Mafya dizilerinde racon keserken ‘biz’ denir.
Kutsal kitaplarda da öyle seslenilir.
‘Ben’ yerine ‘biz’ dersem, arkam, sözüm ona sağlamdır.
Orada, en az bir kaç ‘ben’ daha vardır, hatta bir güruh!
Böylece, bu yolla da güçlüyümdür artık!
Bireyi bölmek, sonra toplayıp çarpıp çoğaltmak şizofreni ile ilgili mi?
Bireysellik hep mi kaka?
‘Ben’ olan hep mi tek düze?
Deneyimsiz? Eksik?
Onay ihtiyacı duymaksızın bir başıma, ‘ben’ olana güvenip var olabilir miyim?

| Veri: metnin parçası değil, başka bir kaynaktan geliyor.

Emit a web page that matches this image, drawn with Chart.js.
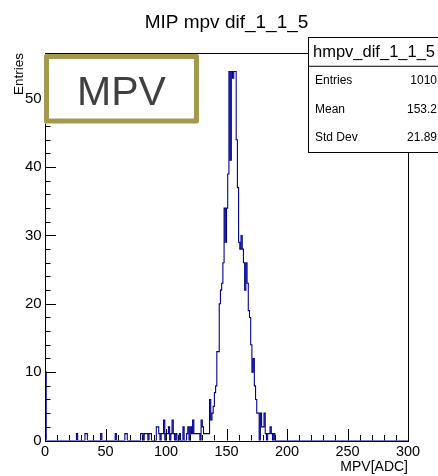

Yoksa rastgele kafa mı sallıyorum ‘biz’e karışıp?
Oralı olmadan...
Özellikle, köşe yazılarında ‘ben’ değil de ‘biz’ diye yazanlar...
Neden kendinize ‘biz’ diyorsunuz?
Sadece “saygı, görgü, ‘öyledir, öyle gördük’ edep, adap” gibi gelmiyor bu bana; tehlikeli buluyorum hatta. Bir sarmalın habercisi, sistemin kuvvetlendirici bir vidası adeta.
İşte, yine elinizi öptürüyorsunuz...
Yanıbaşınızdakini merak etmiyorsunuz.
Dinlemiyorsunuz; çünkü siz, tek başınıza, büyük bir ‘biz’siniz.
‘Biz’ olanda o kadar kaybolmuşsunuz ki...
Karşınızda beliriveren bir ‘ben’in, size yaklaşması nasıl da zor!
Duvarlarınız, bayım!
O sebeple, sesi tok ‘ben’lerle donanmış bir ‘biz’ olamıyoruz işte!